The relationship the general public has had with vaccines over the past several decades has is not simple. The trajectory of vaccination began with just a single vaccine protecting against a single disease--that of Jenner's for smallpox in the late 1700s--and now every American child is protected against 16, if up-to-date on recommended vaccines (which I hope they all become). When I was a child, I was able to be protected against only 7 of what became routine in 2015.
There are, of course, more vaccines that are not routinely administered though easily available. These include vaccines against smallpox, anthrax, rabies, yellow fever, Japanese encephalitis, typhoid, and adenovirus.
What may be puzzling to many is how diseases get specifically targeted for control via vaccination and how members of the "sweet 16" came to be. A new book by Emory historian Elena Conis entitled Vaccine Nation: America's Changing Relationship with Immunization provides a lot of context and history that is not well appreciated.
The most important aspect of the book, to me, is the theme that as society matures and medicine progresses what is a tolerable risk changes. New contexts condition how risk is objectively evaluated by individuals. Thus when there was no measles vaccines, measles was an accepted risk. However, when a safe and effective vaccine was available the risk became unacceptable.
Not all diseases are as a straightforward as measles, but the general conceptual model is the same. In many cases, the ability to live a life devoid of a "nuisance" infection may have played a role. For example, mumps--in which complications occur at a low rate--the convenience of living a life free of mumps and the ensuing need to be cared for by parents who must stay home from work (not to mention the national security implications of having soldiers sidelined by the virus which is more severe in adults). This point is moot in the current context when the mumps vaccine is exclusively (and conveniently) bundled with measles and rubella.
Risk goes the other way as well. When smallpox was nearly eradicated from the planet, the US stopped vaccinating against it (1972) because the scientifically-established risk from the vaccine outweighed the risk of contracting the illness for the general public. Similarly, when polio was nearly eliminated from the Americas there was a switch in the US from the Sabin live vaccine to the Salk inactivated vaccine to remove the risk of vaccine-derived polio from the vaccine strain.
Professor Conis provides much vivid material surrounding the debates and decisions that played a role in the rise of such vaccines as ones against measles, mumps, rubella, hepatitis B and HPV.
She also, in a very clinical way, looks at the various facets of the anti-vaccine movement finding its roots in other social movements which espoused certain philosophies that derided the scientific method, logic, and objective evidence in favor of some other "method".

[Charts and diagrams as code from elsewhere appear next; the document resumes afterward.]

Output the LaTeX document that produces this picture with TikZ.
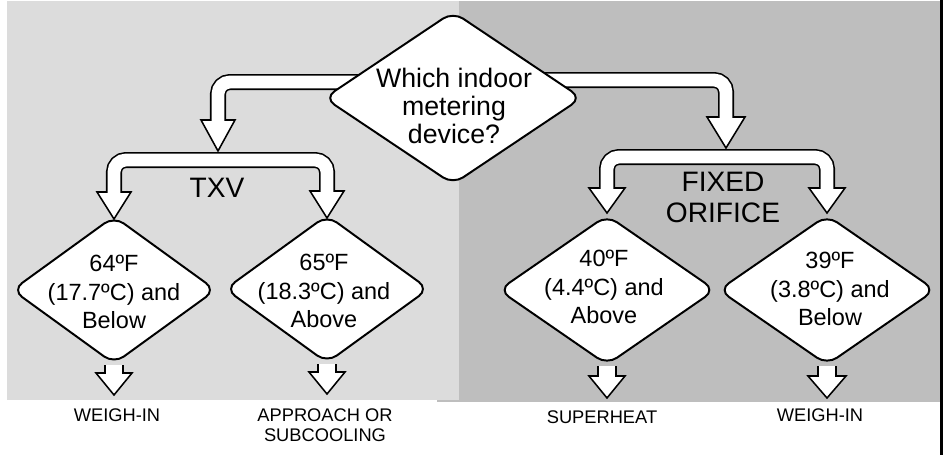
\documentclass[tikz,border=0pt]{standalone}
\usepackage{fontspec}
\setmainfont{Liberation Sans}
\usetikzlibrary{shapes.geometric, calc, backgrounds}
\pgfdeclarelayer{pipes}
\pgfsetlayers{background,pipes,main}
\definecolor{panelL}{HTML}{DCDCDC}
\definecolor{panelR}{HTML}{BEBEBE}

\begin{document}
\begin{tikzpicture}[
    x=0.025cm, y=-0.025cm,
    dia/.style={draw, diamond, fill=white, line width=1.4pt, rounded corners=0.3cm, inner sep=0pt, minimum width=5.1cm, minimum height=3.7cm},
    diaR/.style={dia, minimum width=5.425cm, minimum height=3.75cm},
    qtxt/.style={align=center, font=\fontsize{19}{20}\selectfont},
    dtxt/.style={align=center, font=\fontsize{16.7}{20.5}\selectfont},
    cat/.style={align=center, font=\fontsize{20}{22}\selectfont},
    res/.style={align=center, font=\fontsize{13}{14.2}\selectfont},
    pipeo/.style={draw=black, line width=0.4cm, rounded corners=0.3cm},
    pipei/.style={draw=white, line width=0.32cm, rounded corners=0.3cm},
    stubo/.style={draw=black, line width=0.48cm},
    stubi/.style={draw=white, line width=0.4cm},
    pics/head/.style n args={2}{code={\draw[fill=white, line width=1.1pt] (-#1,-#2) -- (#1,-#2) -- (0,0) -- cycle;}},
  ]
    \useasboundingbox (0,0) rectangle (943,455);
    % ===== 背景 =====
    \begin{pgfonlayer}{background}
      \fill[panelR] (437,1) rectangle (940,402);
      \fill[panelL] (7,1) rectangle (459,400);
      \fill[black] (940,0) rectangle (942.5,455);
    \end{pgfonlayer}
    % ===== 判断（ひし形）=====
    \node[dia, minimum width=6.45cm, minimum height=4.325cm] (Q) at (453,98) {};
    \node[qtxt] (Qt) at (454,106) {Which indoor\\metering\\device?};
    \node[dia]  (D1) at (114,290) {};
    \node[dtxt] (D1t) at (114,292) {64ºF\\(17.7ºC) and\\Below};
    \node[dia]  (D2) at (327,289) {};
    \node[dtxt] (D2t) at (324,291) {65ºF\\(18.3ºC) and\\Above};
    \node[diaR] (D3) at (607,290) {};
    \node[dtxt] (D3t) at (604,287) {40ºF\\(4.4ºC) and\\Above};
    \node[diaR] (D4) at (827,290) {};
    \node[dtxt] (D4t) at (830,289) {39ºF\\(3.8ºC) and\\Below};
    % ===== 分類ラベル・結果 =====
    \node[cat] (txv)   at (217,188) {TXV};
    \node[cat] (fixed) at (723,197) {FIXED\\ORIFICE};
    \node[res] (r1) at (117,415) {WEIGH-IN};
    \node[res] (r2) at (325,425) {APPROACH OR\\SUBCOOLING};
    \node[res] (r3) at (602,417) {SUPERHEAT};
    \node[res] (r4) at (820,415) {WEIGH-IN};
    \node[res, anchor=east] (cut) at (3,395) {e};
    \coordinate (jL) at (218,151);   % TXV 分岐
    \coordinate (jR) at (726,148);   % FIXED ORIFICE 分岐

    \begin{pgfonlayer}{pipes}
      % ===== 1段目（Q→左右）=====
      \draw[pipeo] ($(Q)+(0,-16)$) -| ($(jL)+(0,-29)$);
      \pic at (jL) {head={17}{31}};
      \draw[pipei] ($(Q)+(0,-16)$) -| ($(jL)+(0,-29)$);
      \draw[pipeo] ($(Q)+(0,-18)$) -| ($(jR)+(0,-29)$);
      \pic at (jR) {head={19}{31}};
      \draw[pipei] ($(Q)+(0,-18)$) -| ($(jR)+(0,-29)$);
      % ===== 2段目（分岐バー）=====
      \draw[pipeo] ($(D1.north)+(0,-21)$) |- ($(jL)+(0,9)$) -| ($(D2.north)+(0,-21)$);
      \pic at ($(D1.north)+(0,4)$) {head={17}{27}};
      \pic at ($(D2.north)+(0,4)$) {head={17}{27}};
      \draw[pipei] ($(D1.north)+(0,-21)$) |- ($(jL)+(0,9)$) -| ($(D2.north)+(0,-21)$);
      \draw[pipeo] ($(D3.north)+(0,-24)$) |- ($(jR)+(0,9)$) -| ($(D4.north)+(0,-24)$);
      \pic at ($(D3.north)+(0,-1)$) {head={18}{25}};
      \pic at ($(D4.north)+(0,-1)$) {head={18}{25}};
      \draw[pipei] ($(D3.north)+(0,-24)$) |- ($(jR)+(0,9)$) -| ($(D4.north)+(0,-24)$);
      % ===== 結果への短い矢印 =====
      \draw[stubo] (D1) -- ($(D1.south)+(0,10)$);
      \pic at ($(D1.south)+(0,30)$) {head={18}{22}};
      \draw[stubi] (D1) -- ($(D1.south)+(0,10)$);
      \draw[stubo] (D2) -- ($(D2.south)+(0,10)$);
      \pic at ($(D2.south)+(0,30)$) {head={18}{22}};
      \draw[stubi] (D2) -- ($(D2.south)+(0,10)$);
      \draw[stubo] (D3) -- ($(D3.south)+(0,12)$);
      \pic at ($(D3.south)+(0,32)$) {head={18}{22}};
      \draw[stubi] (D3) -- ($(D3.south)+(0,12)$);
      \draw[stubo] (D4) -- ($(D4.south)+(0,12)$);
      \pic at ($(D4.south)+(0,32)$) {head={19}{22}};
      \draw[stubi] (D4) -- ($(D4.south)+(0,12)$);
    \end{pgfonlayer}
  \end{tikzpicture}
\end{document}
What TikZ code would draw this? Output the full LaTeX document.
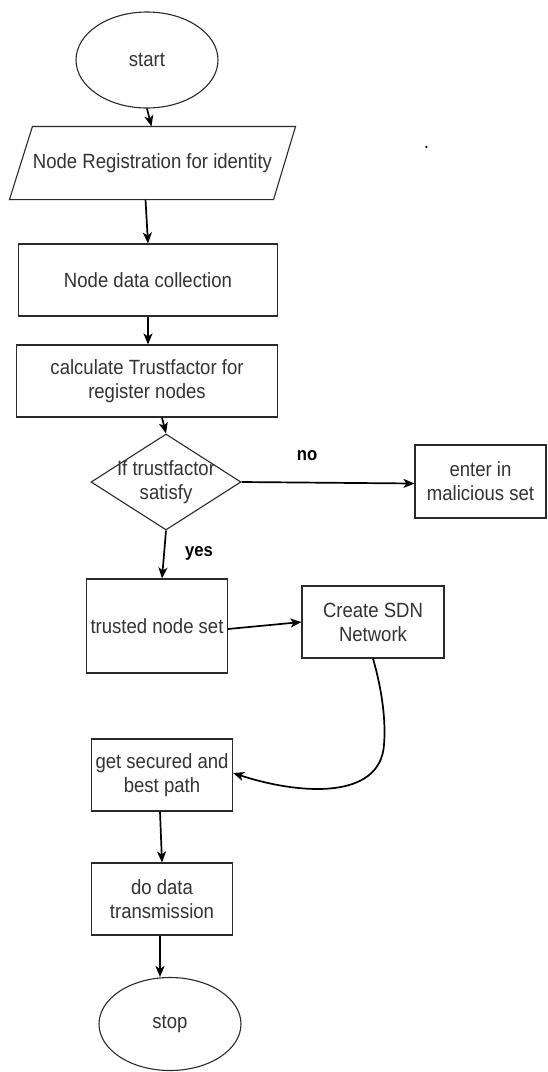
\documentclass[tikz,border=0pt]{standalone}
\usepackage{fontspec}
\setmainfont[FakeStretch=0.9]{Liberation Sans}
\usetikzlibrary{shapes.geometric,arrows.meta}
\definecolor{txt}{HTML}{333333}
\definecolor{edge}{HTML}{2A2A2A}
\tikzset{
  base/.style={draw=edge, line width=1.1pt, text=txt, inner sep=0pt, align=center,
    font=\fontsize{20.6}{24}\selectfont},
  term/.style={base, ellipse, minimum width=142pt, minimum height=96pt},
  ioarea/.style={base, draw=none, rectangle, minimum width=285pt, minimum height=72pt},
  procbox/.style={base, rectangle},
  decbox/.style={base, diamond, aspect=1.5625, minimum width=150pt, minimum height=96pt},
  flow/.style={draw=black, line width=1.7pt, -{Stealth[length=11pt,width=9pt,inset=3pt]}},
  lbl/.style={text=black, font=\fontsize{18.5}{20}\selectfont\bfseries, inner sep=0pt}
}
\begin{document}
\begin{tikzpicture}[x=1pt,y=-1pt]
\useasboundingbox[fill=white] (0,0) rectangle (548,1072);

\node[term] (start) at (147,60) {start};
\node[ioarea] (reg) at (152.5,163) {Node Registration for identity};
\draw[draw=edge, line width=1.1pt] (reg.south west) -- ([xshift=-22pt]reg.south east)
  -- (reg.north east) -- ([xshift=23pt]reg.north west) -- cycle;
\node[procbox, minimum width=259pt, minimum height=72pt] (coll) at (148,280) {Node data collection};
\node[procbox, minimum width=261pt, minimum height=72pt] (calc) at (147,381) {calculate Trustfactor for\\register nodes};
\node[decbox] (dec) at (166,482) {\makebox[0pt]{If trustfactor}\\\makebox[0pt]{satisfy}};
\node[procbox, minimum width=131pt, minimum height=73pt] (mal) at (480.5,481.5) {enter in\\malicious set};
\node[procbox, minimum width=141pt, minimum height=94pt] (trust) at (157,626) {trusted node set};
\node[procbox, minimum width=142pt, minimum height=72pt] (sdn) at (373,622) {Create SDN\\Network};
\node[procbox, minimum width=141pt, minimum height=72pt] (path) at (162,775) {get secured and\\best path};
\node[procbox, minimum width=141pt, minimum height=72pt] (trans) at (162,899) {do data\\transmission};
\node[term, minimum height=93pt] (stop) at (170,1024) {stop};

\node[lbl] (no) at (307,456) {no};
\node[lbl] (yes) at (199,553) {yes};
\node[text=black, inner sep=0pt, anchor=base, font=\fontsize{20.6}{24}\selectfont] (dot) at (426.5,148) {.};

\draw[flow] (start.south) -- ([xshift=-1pt]reg.north);
\draw[flow] ([xshift=-7pt]reg.south) -- (coll.north);
\draw[flow] (coll.south) -- ([xshift=1pt]calc.north);
\draw[flow] ([xshift=15pt]calc.south) -- (dec.north);
\draw[flow] (dec.east) -- ([yshift=-2pt]mal.west);
\draw[flow] (dec.south) -- ([xshift=5pt]trust.north);
\draw[flow] ([yshift=-3pt]trust.east) -- (sdn.west);
\draw[flow] (sdn.south) .. controls (382,690) and (386,720) .. (384,745)
  .. controls (380,800) and (300,795) .. ([yshift=2pt]path.east);
\draw[flow] ([xshift=-2pt]path.south) -- (trans.north);
\draw[flow] ([xshift=-2pt]trans.south) -- ([xshift=-10pt]stop.north);
\end{tikzpicture}
\end{document}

The book also usefully immerses the reader in the politics that followed the introduction of the polio vaccine in the 1950s. This political atmosphere led to a growing government role in specifically funding vaccination activities of the states through various laws that developed new programs beginning in the Eisenhower administration and culminating in the Clinton administration's Vaccines for Children program.
With this book, Professor Conis has made a great contribution to the literature on the social aspects of vaccination and as a dyed-in-the-wool unapologetic vaccine advocate I think it is required reading.